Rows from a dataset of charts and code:
%%

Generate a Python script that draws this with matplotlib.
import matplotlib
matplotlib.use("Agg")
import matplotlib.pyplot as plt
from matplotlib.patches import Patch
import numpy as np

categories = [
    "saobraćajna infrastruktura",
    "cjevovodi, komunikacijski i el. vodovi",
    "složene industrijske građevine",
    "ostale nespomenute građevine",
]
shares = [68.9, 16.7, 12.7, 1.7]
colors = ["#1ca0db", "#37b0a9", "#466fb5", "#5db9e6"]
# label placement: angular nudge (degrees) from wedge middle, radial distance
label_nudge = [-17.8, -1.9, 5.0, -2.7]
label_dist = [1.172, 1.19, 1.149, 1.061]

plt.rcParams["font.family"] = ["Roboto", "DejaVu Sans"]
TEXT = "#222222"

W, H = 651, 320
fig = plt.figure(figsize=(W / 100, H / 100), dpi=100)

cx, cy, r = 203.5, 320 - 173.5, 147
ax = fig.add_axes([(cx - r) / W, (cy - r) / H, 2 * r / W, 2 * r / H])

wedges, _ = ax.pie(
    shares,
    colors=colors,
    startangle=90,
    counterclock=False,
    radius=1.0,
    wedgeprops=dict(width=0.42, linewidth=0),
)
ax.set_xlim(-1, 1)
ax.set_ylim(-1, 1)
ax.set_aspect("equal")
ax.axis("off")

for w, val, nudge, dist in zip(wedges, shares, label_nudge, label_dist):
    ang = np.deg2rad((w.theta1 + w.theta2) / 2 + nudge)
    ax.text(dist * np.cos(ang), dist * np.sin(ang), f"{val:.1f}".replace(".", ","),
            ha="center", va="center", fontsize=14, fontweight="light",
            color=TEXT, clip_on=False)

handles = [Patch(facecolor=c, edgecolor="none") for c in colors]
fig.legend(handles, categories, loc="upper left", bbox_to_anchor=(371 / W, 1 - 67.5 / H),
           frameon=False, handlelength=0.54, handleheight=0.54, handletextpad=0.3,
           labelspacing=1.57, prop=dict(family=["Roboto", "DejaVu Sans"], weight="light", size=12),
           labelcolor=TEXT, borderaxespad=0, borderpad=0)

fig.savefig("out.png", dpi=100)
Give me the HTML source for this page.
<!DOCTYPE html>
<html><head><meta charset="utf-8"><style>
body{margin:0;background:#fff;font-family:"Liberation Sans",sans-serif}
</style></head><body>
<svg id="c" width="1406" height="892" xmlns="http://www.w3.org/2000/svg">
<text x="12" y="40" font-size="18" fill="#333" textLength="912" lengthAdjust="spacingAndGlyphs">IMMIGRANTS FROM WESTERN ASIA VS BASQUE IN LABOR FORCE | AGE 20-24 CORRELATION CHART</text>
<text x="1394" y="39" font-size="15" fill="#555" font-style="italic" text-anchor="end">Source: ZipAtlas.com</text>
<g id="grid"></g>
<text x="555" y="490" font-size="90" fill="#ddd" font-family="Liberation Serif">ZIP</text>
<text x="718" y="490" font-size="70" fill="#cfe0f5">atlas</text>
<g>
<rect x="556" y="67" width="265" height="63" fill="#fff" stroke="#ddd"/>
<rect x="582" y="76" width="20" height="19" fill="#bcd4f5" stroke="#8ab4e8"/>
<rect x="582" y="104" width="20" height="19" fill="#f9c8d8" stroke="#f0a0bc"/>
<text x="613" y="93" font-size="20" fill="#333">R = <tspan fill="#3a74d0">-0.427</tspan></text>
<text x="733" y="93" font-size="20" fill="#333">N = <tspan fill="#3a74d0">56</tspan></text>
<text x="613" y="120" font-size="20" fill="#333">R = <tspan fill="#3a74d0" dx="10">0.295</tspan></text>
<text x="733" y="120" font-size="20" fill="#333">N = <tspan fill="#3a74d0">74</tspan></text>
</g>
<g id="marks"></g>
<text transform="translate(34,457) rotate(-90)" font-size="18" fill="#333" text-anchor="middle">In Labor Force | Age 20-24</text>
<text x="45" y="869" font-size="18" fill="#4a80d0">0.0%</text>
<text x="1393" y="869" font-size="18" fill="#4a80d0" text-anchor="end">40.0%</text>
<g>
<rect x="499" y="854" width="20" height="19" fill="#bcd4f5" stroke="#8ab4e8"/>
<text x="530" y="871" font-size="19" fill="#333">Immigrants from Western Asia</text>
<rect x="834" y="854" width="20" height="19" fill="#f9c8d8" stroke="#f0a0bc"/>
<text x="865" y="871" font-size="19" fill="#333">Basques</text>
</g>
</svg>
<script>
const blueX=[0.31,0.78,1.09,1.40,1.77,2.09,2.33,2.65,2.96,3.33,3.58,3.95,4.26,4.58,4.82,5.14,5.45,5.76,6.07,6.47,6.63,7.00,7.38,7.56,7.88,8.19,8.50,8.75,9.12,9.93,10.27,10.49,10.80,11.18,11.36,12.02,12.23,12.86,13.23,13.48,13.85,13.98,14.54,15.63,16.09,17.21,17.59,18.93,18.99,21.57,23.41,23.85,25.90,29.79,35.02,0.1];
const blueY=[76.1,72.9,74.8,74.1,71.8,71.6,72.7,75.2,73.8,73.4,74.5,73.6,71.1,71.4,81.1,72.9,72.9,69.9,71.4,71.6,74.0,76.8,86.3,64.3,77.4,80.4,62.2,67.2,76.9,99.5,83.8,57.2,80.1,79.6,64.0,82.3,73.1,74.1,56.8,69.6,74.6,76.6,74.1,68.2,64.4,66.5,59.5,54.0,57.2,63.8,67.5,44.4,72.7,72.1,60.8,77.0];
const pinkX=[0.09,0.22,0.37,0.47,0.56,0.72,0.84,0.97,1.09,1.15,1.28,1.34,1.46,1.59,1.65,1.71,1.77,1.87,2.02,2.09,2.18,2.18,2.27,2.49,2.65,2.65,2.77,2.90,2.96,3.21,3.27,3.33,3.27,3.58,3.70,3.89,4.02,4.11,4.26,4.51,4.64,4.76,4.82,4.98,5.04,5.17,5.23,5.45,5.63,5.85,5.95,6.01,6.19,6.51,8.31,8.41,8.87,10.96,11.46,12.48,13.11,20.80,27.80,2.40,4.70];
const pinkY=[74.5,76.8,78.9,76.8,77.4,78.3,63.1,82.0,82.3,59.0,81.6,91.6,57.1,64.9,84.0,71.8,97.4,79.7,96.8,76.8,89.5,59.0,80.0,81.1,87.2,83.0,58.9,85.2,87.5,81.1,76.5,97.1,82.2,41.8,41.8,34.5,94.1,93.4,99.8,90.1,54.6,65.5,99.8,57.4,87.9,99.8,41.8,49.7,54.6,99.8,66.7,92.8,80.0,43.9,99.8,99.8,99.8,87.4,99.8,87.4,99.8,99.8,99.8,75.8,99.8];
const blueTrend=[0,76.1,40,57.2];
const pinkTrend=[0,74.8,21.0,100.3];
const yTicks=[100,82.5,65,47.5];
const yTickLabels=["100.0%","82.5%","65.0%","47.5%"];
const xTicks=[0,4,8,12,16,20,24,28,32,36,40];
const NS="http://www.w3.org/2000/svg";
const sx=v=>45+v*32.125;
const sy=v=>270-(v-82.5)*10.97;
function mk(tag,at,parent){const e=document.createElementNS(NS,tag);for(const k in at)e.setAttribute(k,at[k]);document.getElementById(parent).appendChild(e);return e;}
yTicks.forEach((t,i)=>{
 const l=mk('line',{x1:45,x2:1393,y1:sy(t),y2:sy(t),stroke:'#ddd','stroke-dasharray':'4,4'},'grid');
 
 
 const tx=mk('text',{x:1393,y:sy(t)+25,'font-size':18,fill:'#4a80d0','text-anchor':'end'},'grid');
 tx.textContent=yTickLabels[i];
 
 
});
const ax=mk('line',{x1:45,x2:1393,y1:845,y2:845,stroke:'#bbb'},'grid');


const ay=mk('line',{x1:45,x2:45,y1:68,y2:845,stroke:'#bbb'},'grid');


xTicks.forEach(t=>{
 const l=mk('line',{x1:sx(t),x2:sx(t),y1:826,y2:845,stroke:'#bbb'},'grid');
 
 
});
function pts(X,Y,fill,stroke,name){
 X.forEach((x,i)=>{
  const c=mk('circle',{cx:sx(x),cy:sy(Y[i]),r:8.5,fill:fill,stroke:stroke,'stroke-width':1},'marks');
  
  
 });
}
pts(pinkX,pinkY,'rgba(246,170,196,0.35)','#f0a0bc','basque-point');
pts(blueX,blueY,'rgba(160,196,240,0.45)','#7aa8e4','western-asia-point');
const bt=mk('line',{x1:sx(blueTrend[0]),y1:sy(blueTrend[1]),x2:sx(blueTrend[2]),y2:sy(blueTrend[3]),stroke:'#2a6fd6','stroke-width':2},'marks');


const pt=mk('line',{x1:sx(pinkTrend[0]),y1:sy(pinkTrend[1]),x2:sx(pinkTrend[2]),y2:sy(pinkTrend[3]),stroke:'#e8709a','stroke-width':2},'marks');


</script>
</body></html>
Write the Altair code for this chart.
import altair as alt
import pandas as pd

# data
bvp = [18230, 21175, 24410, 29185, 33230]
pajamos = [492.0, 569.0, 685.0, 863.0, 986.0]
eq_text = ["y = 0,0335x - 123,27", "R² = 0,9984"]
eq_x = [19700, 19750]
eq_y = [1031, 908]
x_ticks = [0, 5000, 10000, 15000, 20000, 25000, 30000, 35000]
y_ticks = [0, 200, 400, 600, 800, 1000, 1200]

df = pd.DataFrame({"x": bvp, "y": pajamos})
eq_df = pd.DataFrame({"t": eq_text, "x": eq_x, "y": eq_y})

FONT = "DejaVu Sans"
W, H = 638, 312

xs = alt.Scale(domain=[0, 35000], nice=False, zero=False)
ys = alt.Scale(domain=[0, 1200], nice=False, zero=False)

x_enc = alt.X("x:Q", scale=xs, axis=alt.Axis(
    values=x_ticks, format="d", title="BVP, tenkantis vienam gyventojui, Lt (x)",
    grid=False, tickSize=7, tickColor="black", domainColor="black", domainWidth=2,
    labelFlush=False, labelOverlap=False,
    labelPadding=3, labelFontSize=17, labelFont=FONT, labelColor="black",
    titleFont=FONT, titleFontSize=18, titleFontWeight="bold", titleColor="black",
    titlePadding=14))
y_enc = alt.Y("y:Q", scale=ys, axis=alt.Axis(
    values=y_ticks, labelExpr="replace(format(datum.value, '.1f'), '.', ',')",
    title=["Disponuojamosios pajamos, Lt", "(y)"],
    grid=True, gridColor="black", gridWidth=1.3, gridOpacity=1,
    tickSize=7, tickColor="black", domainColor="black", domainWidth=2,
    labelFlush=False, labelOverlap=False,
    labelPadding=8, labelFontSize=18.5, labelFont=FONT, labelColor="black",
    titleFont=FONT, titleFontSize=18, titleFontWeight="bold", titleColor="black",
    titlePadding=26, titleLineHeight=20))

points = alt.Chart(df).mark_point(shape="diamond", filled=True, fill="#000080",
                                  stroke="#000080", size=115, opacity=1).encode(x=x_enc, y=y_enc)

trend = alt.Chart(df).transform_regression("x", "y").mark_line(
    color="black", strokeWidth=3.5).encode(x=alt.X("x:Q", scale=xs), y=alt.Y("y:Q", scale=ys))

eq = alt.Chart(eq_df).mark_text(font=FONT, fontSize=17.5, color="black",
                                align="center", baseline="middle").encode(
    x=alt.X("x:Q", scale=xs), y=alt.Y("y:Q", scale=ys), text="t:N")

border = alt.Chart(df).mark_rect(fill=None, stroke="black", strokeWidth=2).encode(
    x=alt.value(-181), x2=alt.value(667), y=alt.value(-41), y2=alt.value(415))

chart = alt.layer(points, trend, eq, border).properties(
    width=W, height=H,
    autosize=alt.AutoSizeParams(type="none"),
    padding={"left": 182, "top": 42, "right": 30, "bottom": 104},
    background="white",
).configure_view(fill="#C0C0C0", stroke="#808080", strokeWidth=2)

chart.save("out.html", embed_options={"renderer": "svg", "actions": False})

%%

Only the lines from the one containing "Write the Altair code for this chart." through the one containing "import pandas as pd" are to be extracted, exactly as they appear, with both ends included.

*WORKED ANSWER*:
Write the Altair code for this chart.
import altair as alt
import pandas as pd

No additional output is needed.